───── Excerpted records

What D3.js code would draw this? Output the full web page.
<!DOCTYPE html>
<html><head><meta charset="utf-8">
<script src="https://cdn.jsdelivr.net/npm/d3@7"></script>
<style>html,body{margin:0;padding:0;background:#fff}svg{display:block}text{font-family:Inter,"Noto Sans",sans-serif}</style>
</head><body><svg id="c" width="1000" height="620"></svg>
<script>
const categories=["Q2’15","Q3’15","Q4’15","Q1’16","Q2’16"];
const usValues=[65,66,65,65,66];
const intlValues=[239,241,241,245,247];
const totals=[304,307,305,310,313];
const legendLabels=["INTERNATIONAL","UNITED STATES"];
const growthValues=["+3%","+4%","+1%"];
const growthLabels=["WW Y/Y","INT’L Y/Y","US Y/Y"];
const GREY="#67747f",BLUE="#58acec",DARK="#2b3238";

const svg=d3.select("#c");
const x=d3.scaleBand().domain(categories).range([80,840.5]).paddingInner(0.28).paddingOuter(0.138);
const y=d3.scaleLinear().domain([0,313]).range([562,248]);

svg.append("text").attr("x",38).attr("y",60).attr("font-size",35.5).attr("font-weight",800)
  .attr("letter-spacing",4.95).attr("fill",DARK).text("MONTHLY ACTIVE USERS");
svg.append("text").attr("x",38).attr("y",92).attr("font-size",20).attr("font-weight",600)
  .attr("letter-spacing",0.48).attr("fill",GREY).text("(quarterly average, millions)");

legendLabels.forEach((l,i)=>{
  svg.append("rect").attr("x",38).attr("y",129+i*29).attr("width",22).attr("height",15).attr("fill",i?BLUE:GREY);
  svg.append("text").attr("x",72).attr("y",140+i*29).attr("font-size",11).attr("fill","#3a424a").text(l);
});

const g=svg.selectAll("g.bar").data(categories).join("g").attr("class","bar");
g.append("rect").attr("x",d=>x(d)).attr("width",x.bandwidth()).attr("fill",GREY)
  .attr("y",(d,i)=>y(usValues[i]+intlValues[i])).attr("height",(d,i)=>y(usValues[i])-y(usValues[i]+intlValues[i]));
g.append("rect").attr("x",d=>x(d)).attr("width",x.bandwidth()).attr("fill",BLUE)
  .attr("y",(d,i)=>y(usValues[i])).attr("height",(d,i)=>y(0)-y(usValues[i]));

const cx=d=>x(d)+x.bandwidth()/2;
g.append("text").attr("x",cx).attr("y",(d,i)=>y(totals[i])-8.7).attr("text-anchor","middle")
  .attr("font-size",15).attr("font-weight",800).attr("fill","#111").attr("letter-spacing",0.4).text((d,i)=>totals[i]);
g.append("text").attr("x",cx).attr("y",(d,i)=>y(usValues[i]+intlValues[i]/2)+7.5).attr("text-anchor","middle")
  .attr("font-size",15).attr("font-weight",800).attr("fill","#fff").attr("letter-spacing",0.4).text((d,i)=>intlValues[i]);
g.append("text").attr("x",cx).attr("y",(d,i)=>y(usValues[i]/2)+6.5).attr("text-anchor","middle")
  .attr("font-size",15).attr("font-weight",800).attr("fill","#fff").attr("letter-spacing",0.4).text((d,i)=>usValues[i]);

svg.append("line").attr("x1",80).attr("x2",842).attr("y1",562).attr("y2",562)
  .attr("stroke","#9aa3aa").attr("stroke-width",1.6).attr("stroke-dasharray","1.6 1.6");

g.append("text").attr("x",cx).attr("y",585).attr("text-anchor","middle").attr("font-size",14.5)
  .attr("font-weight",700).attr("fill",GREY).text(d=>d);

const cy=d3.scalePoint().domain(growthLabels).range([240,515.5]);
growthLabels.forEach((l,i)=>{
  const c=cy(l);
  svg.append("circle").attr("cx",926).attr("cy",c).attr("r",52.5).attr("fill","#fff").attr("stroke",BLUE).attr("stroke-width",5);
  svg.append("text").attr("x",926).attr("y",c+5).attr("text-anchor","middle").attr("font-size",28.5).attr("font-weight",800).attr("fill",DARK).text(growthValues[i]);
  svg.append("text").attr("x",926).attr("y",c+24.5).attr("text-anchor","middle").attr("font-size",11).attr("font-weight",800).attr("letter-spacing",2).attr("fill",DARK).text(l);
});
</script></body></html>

──────────
───── Excerpted records

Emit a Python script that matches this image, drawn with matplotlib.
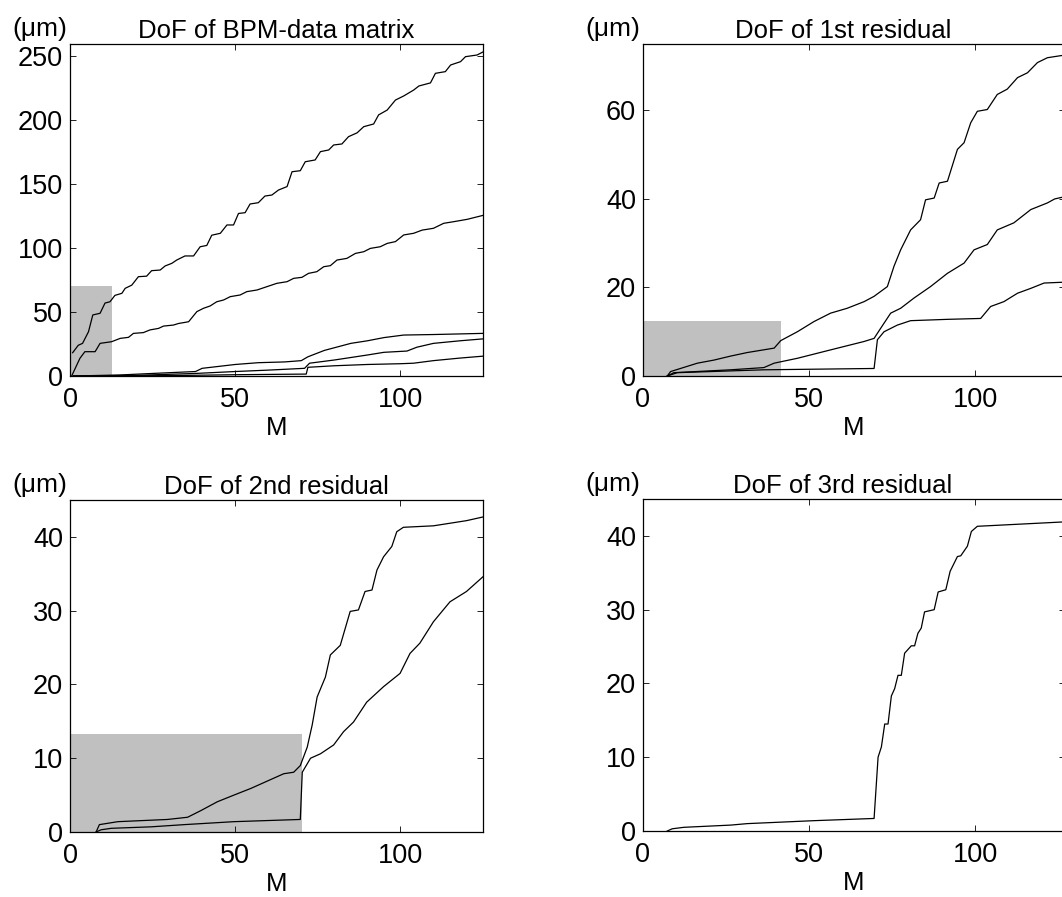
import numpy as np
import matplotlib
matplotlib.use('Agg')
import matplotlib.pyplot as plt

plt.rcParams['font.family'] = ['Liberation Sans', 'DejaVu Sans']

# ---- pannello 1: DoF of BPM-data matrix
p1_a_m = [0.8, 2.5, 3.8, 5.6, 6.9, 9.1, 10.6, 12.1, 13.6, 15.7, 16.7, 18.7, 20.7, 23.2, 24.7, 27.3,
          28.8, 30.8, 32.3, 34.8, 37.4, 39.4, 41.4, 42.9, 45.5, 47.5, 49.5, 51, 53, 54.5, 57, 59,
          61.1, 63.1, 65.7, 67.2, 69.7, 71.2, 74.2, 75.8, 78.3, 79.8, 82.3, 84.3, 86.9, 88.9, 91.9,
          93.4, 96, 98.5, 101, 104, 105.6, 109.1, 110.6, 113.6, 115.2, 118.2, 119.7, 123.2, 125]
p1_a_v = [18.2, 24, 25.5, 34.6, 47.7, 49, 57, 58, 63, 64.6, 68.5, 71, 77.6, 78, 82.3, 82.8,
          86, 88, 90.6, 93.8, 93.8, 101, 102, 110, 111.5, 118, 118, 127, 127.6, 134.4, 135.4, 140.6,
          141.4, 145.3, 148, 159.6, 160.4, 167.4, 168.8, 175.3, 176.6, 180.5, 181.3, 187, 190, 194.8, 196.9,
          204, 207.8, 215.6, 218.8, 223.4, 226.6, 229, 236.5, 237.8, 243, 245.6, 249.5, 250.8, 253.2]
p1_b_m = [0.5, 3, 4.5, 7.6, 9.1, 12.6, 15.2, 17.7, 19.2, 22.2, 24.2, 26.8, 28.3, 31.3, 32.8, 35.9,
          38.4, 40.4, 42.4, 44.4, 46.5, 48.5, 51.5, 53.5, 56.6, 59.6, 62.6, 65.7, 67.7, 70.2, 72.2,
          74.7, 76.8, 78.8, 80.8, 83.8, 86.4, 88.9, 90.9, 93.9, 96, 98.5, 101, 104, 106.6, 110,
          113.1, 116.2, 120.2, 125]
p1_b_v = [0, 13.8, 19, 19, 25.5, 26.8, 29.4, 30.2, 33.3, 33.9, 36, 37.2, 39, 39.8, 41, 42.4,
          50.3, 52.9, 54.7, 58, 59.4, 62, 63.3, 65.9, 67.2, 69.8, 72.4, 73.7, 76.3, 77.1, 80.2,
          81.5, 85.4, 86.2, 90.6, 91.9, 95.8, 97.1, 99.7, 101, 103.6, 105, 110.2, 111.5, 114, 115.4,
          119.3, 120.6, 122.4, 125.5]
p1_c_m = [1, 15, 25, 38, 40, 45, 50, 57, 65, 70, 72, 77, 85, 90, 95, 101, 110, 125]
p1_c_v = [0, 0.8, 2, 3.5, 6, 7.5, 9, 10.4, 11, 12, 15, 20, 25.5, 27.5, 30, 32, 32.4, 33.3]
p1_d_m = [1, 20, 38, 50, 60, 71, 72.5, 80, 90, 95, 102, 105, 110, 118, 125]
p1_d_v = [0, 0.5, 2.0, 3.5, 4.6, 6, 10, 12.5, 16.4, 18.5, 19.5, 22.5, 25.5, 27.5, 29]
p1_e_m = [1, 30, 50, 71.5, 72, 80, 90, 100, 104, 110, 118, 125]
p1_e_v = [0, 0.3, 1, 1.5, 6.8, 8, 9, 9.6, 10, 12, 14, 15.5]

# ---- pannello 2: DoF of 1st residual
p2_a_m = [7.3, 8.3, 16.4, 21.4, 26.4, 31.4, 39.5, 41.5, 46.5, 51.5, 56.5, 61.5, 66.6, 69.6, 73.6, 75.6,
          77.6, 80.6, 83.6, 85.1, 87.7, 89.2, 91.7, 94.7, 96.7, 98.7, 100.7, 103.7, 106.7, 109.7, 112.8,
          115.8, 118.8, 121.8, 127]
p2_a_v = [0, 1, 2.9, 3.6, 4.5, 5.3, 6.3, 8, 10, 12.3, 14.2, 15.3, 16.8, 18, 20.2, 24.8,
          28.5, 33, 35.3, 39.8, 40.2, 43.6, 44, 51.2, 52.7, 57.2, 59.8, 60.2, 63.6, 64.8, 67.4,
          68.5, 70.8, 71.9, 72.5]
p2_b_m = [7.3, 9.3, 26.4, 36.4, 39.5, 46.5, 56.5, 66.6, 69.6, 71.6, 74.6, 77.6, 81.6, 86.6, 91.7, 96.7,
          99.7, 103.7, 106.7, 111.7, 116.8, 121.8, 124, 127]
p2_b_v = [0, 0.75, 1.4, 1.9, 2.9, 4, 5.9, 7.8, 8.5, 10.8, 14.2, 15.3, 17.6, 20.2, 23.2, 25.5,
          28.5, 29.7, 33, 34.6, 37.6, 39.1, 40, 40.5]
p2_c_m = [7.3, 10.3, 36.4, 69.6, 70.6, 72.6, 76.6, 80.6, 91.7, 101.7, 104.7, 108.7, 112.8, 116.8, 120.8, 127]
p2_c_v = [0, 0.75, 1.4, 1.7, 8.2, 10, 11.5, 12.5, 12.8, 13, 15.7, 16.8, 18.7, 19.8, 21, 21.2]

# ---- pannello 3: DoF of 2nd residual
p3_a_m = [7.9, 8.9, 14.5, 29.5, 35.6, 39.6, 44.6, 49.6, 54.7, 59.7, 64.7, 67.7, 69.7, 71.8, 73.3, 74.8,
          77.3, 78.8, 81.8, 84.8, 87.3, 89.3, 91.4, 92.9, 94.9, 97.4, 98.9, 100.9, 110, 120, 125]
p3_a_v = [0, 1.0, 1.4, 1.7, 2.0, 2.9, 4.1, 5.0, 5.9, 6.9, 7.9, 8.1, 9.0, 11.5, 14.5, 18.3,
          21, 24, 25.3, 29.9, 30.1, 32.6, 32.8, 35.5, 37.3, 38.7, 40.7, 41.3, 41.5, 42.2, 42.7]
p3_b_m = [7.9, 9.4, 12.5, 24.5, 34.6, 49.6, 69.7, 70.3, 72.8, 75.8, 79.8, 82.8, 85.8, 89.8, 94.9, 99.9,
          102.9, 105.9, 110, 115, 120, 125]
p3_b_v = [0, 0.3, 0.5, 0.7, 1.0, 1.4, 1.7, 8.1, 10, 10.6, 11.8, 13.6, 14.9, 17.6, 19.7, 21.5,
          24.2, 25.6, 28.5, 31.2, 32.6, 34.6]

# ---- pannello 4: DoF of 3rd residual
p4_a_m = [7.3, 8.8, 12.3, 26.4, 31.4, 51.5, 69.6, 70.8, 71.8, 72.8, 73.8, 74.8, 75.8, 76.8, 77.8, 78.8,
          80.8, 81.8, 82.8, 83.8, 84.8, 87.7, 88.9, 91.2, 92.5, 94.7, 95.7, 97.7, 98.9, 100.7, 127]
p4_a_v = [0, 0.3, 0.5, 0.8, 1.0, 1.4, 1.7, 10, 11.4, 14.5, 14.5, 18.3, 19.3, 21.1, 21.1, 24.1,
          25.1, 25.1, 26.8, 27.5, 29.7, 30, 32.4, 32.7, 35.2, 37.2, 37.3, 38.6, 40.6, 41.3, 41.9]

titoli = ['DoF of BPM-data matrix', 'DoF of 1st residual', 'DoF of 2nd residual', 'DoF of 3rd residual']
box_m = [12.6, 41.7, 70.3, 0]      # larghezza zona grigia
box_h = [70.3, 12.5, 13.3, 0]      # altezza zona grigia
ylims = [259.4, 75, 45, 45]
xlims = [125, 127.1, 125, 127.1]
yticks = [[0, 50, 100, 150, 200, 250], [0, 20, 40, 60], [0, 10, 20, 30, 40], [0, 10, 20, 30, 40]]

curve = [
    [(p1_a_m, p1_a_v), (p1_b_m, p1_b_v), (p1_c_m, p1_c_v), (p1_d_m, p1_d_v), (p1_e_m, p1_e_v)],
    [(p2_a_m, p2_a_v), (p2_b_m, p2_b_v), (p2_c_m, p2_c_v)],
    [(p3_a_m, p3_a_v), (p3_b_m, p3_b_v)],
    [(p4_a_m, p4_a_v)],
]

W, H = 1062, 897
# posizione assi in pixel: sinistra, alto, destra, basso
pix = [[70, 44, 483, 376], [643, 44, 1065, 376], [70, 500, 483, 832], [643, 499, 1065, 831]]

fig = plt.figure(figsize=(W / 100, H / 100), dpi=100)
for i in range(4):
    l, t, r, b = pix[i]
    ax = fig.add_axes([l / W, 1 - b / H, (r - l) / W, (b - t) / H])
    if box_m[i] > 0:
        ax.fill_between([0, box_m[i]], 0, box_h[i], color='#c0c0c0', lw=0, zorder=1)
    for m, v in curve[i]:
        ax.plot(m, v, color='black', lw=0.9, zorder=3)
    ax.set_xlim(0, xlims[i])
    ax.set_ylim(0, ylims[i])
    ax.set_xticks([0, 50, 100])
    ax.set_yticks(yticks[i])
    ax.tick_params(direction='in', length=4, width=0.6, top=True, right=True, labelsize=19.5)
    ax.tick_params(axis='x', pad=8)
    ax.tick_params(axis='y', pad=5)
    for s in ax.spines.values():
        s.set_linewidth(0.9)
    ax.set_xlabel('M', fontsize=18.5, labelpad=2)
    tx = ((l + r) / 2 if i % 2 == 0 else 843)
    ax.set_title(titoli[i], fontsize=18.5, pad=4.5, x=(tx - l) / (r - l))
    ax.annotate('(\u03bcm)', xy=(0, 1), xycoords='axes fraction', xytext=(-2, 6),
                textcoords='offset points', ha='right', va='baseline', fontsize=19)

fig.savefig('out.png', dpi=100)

──────────
───── Excerpted records

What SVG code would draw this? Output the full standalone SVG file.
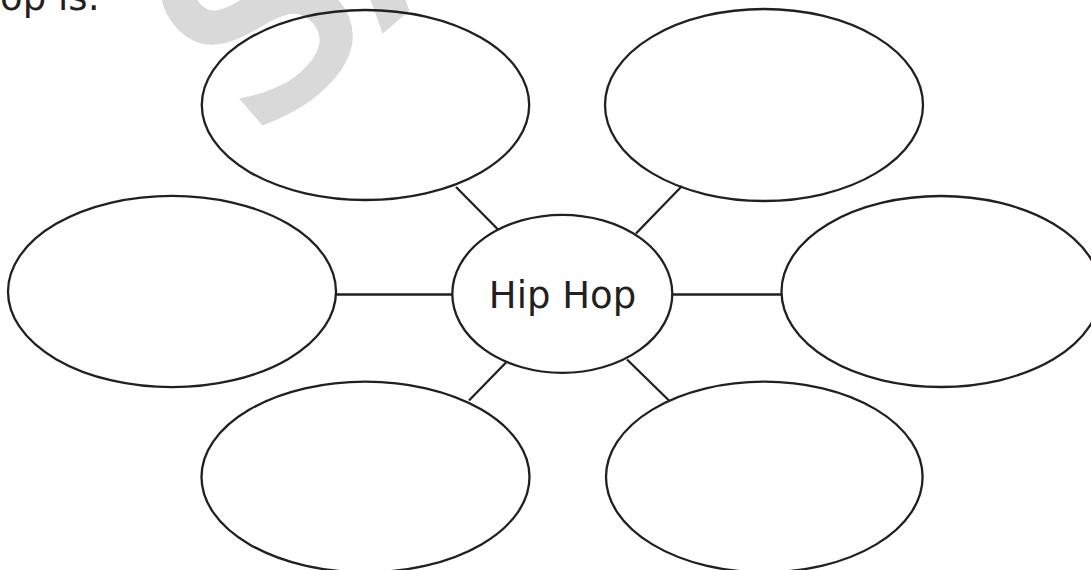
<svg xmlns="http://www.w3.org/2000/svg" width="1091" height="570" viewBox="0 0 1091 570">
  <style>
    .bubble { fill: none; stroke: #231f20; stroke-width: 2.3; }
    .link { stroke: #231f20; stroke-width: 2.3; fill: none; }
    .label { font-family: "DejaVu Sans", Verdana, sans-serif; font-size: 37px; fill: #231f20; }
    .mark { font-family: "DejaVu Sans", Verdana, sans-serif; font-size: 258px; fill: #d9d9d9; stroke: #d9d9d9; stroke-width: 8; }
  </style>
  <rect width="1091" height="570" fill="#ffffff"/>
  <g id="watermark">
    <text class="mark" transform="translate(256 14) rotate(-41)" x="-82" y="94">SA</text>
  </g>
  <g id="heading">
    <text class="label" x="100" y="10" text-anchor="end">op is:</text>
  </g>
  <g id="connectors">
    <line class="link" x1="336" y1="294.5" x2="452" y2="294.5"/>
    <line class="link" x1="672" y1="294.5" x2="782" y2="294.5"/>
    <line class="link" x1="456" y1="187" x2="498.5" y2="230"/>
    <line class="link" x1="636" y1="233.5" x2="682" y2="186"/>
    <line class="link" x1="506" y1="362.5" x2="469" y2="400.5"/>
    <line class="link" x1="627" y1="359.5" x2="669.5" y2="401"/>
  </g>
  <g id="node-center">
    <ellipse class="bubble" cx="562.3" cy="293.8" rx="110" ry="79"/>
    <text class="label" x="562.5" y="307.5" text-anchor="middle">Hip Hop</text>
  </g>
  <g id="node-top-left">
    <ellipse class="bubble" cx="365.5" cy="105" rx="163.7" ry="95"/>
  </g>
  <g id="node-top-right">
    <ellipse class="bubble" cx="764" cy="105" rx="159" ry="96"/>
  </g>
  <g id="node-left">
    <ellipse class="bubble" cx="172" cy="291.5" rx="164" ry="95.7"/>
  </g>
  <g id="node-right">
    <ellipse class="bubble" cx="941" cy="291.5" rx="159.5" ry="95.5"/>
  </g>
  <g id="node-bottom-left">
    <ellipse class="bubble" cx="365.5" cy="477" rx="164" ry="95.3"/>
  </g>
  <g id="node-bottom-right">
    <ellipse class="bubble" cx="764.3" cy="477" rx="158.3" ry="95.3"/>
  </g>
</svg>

──────────

Set problem
Pull out every line in the material above where "code" occurs.

Solution to this task
What D3.js code would draw this? Output the full web page.
What SVG code would draw this? Output the full standalone SVG file.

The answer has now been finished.